Further, in Carder; the insured rejected a proposed indemnity agreement excluding P.W.A. requirements and instead suggested insured pay an additional premium for work on P.W.A. jobs and be covered under all requirements of P.W.A. The insurer completed an audit and charged the insured a large premium. The court found that when the insurer audited the insured’s business and accepted a large premium on the basis of this and other public works contracts, the insurer could not be permitted to repudiate the certificates upon which the work was obtained. Id. at 446. Here, although there was an audit, the evidence in the record is that the certificates were not furnished to the auditors. Insured was never billed or charged for $500,000 coverage for the Dana job. Insured paid premiums for $100,000 coverage, not $500,000. Under these circumstances, Insured’s claim that it was entitled to rely on the erroneous certificates of insurance as part of the contract of insurance is without merit.
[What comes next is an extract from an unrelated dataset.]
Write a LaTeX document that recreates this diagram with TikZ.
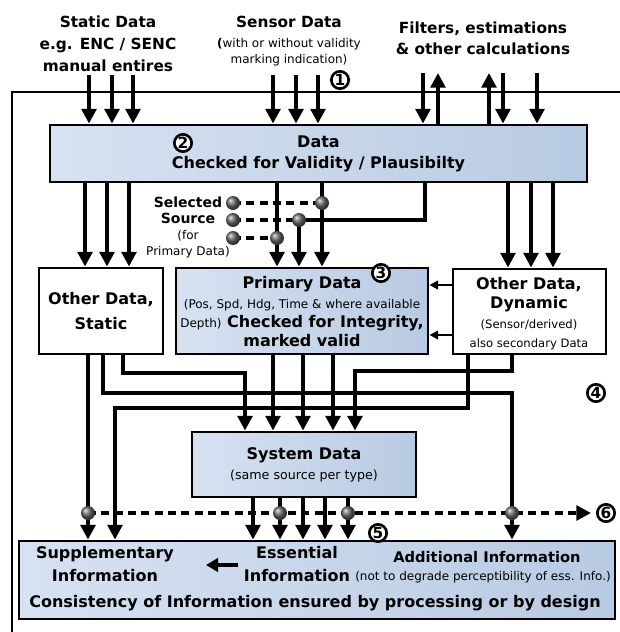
\documentclass[tikz,border=0pt]{standalone}
\usepackage{fontspec}
\setmainfont{DejaVu Sans}
\usetikzlibrary{arrows.meta,fit,calc}
\definecolor{boxL}{RGB}{215,226,241}
\definecolor{boxR}{RGB}{184,202,227}
\definecolor{ballC}{RGB}{105,105,105}
\begin{document}
\begin{tikzpicture}[x=0.75pt,y=-0.75pt,
  big/.style={font=\fontsize{11.5}{16}\selectfont\bfseries, align=center, inner sep=0pt},
  small/.style={font=\fontsize{9}{12}\selectfont, align=center, inner sep=0pt},
  gbox/.style={draw, line width=2.2pt, left color=boxL, right color=boxR, inner sep=0pt},
  wbox/.style={draw, line width=2.2pt, fill=white, inner sep=0pt},
  flowarr/.style={line width=3pt, -{Triangle[width=11pt,length=11pt]}},
  thinarr/.style={line width=1.5pt, -{Triangle[width=6.5pt,length=6.5pt]}},
  dashline/.style={line width=3pt, dash pattern=on 6pt off 4pt},
  ballnode/.style={circle, inner sep=0pt, minimum size=10.5pt, shading=ball, ball color=ballC},
  num/.style={circle, draw, line width=2pt, fill=white, inner sep=0pt, minimum size=13pt, font=\fontsize{11.5}{11.5}\selectfont\bfseries}
]
\useasboundingbox (0,0) rectangle (620,632);

% outer frame
\draw[line width=1.1pt] (12,632) -- (12,92) -- (620,92);

% top labels
\node[big, font=\fontsize{11.5}{16.5}\selectfont\bfseries] (lstatic) at (108,44) {Static Data\\e.g. ENC / SENC\\manual entires};
\node[big] (lsensor) at (289,22) {Sensor Data};
\node[small] (lsensor2) at (289,52) {{\bfseries(}with or without validity\\marking indication)};
\node[big] (lfilter) at (483,38) {Filters, estimations\\\& other calculations};
\node[num] (n1) at (340,80) {1};

% boxes
\node[gbox, fit={(50,125) (587,182)}] (data) {};
\node[big, font=\fontsize{12}{16}\selectfont\bfseries] (datatxt) at (318.5,154) {Data\\Checked for Validity / Plausibilty};
\node[num] (n2) at (183,143) {2};

\node[wbox, fit={(39,268) (163,354)}] (ods) {};
\node[big, font=\fontsize{12}{18.5}\selectfont\bfseries] (odstxt) at (101,311) {Other Data,\\Static};

\node[gbox, fit={(176,268) (428,354)}] (prim) {};
\node[big, font=\fontsize{12}{14.5}\selectfont\bfseries] (primtxt) at (302,312)
  {Primary Data\\{\fontsize{9}{9}\selectfont\mdseries (Pos, Spd, Hdg, Time \& where available}\\{\fontsize{9}{9}\selectfont\mdseries Depth)} Checked for Integrity,\\marked valid};
\node[num] (n3) at (381,273) {3};

\node[wbox, fit={(453,269) (606,354)}] (dyn) {};
\node[big, font=\fontsize{12}{14.5}\selectfont\bfseries] (dyntxt) at (529,313.5)
  {Other Data,\\Dynamic\\{\fontsize{8.7}{8.7}\selectfont\mdseries (Sensor/derived)}\\{\fontsize{8.7}{8.7}\selectfont\mdseries also secondary Data}};

\node[gbox, fit={(192,432) (416,497)}] (sys) {};
\node[big, font=\fontsize{12}{14.5}\selectfont\bfseries] (systxt) at (304,465)
  {System Data\\{\fontsize{9.5}{9.5}\selectfont\mdseries (same source per type)}};

\node[gbox, fit={(19,541) (615,619)}] (bot) {};
\node[big, font=\fontsize{12}{17}\selectfont\bfseries] (supp) at (105,564) {Supplementary\\Information};
\node[big, font=\fontsize{12}{17}\selectfont\bfseries] (ess) at (297,564) {Essential\\Information};
\node[big, font=\fontsize{11}{14}\selectfont\bfseries] (add) at (487,557) {Additional Information};
\node[small] (addnote) at (483,577) {(not to degrade perceptibility of ess. Info.)};
\node[big, font=\fontsize{12}{16}\selectfont\bfseries] (cons) at (315,603) {Consistency of Information ensured by processing or by design};
\coordinate (ea) at (238,565);
\coordinate (sa) at (206,565);
\draw[line width=3pt, -{Triangle[width=10pt,length=9pt]}] (ea) -- (sa);

% selected source
\node[inner sep=0pt, align=center] (seltxt) at (188,227)
  {\fontsize{10.5}{13.5}\selectfont\bfseries Selected\\\fontsize{10.5}{13.5}\selectfont\bfseries Source\\\fontsize{9}{13.5}\selectfont (for\\\fontsize{9}{13.5}\selectfont Primary Data)};

% top input arrows
\foreach \x in {89,112,133,273,296,318} \draw[flowarr] (\x,75) -- (data.north -| \x,0);
\foreach \x in {423,503,537} \draw[flowarr] (\x,73) -- (data.north -| \x,0);
\foreach \x in {438,489} \draw[flowarr] (data.north -| \x,0) -- (\x,73);

% data -> other static / dynamic
\foreach \x in {85,107,129} \draw[flowarr] (data.south -| \x,0) -- (ods.north -| \x,0);
\foreach \x in {508,531,553} \draw[flowarr] (data.south -| \x,0) -- (dyn.north -| \x,0);

% selection
\coordinate (b1) at (233,203);
\coordinate (b2) at (233,220);
\coordinate (b3) at (233,238);
\coordinate (b4) at (322,203);
\coordinate (b5) at (299,220);
\coordinate (b6) at (277,238);
\draw[dashline] (b1) -- (b4);
\draw[dashline] (b2) -- (b5);
\draw[dashline] (b3) -- (b6);
\draw[flowarr] (data.south -| b6) -- (prim.north -| b6);
\draw[flowarr] (data.south -| b4) -- (prim.north -| b4);
\draw[flowarr] (data.south -| 425,0) |- (b5) -- (prim.north -| b5);

% dynamic -> primary
\draw[thinarr] (dyn.west |- 0,285) -- (prim.east |- 0,285);
\draw[thinarr] (dyn.west |- 0,335) -- (prim.east |- 0,335);

% to system data
\draw[flowarr] (ods.south -| 123,0) |- (245,373) -- (sys.north -| 245,0);
\foreach \x in {273,303,333} \draw[flowarr] (prim.south -| \x,0) -- (sys.north -| \x,0);
\draw[flowarr] (dyn.south -| 512,0) |- (355,371) -- (sys.north -| 355,0);

% bypass lines
\draw[flowarr] (ods.south -| 88,0) -- (bot.north -| 88,0);
\draw[flowarr] (ods.south -| 103,0) |- (512,393) -- (bot.north -| 512,0);
\draw[flowarr] (dyn.south -| 468,0) |- (115,408) -- (bot.north -| 115,0);
\foreach \x in {253,280,303,325,348} \draw[flowarr] (sys.south -| \x,0) -- (bot.north -| \x,0);

% output dashed
\coordinate (c1) at (88,513);
\coordinate (c2) at (280,513);
\coordinate (c3) at (348,513);
\coordinate (c4) at (512,513);
\coordinate (outend) at (591,513);
\draw[dashline, -{Triangle[width=11pt,length=11pt]}] (c1) -- (outend);

% balls
\foreach \c in {b1,b2,b3,b4,b5,b6,c1,c2,c3,c4} \node[ballnode] (ball-\c) at (\c) {};

% numbers
\node[num] (n4) at (596,393) {4};
\node[num] (n5) at (378,533) {5};
\node[num] (n6) at (606,513) {6};
\end{tikzpicture}
\end{document}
Point denied.

There is substantial evidence in the record to support the trial court’s conclusion that Insured, Agent and Insurer intended that the policy provide $100,000 in coverage on November 1, 1989. The judgment is affirmed.

CRANE and CARL R. GAERTNER, JJ., concur.

. Prior to trial, the court severed the negligence count and the cross-claim. The trial court en-tcred an order pursuant to Rule 74.01(b) as to the declaratory judgment.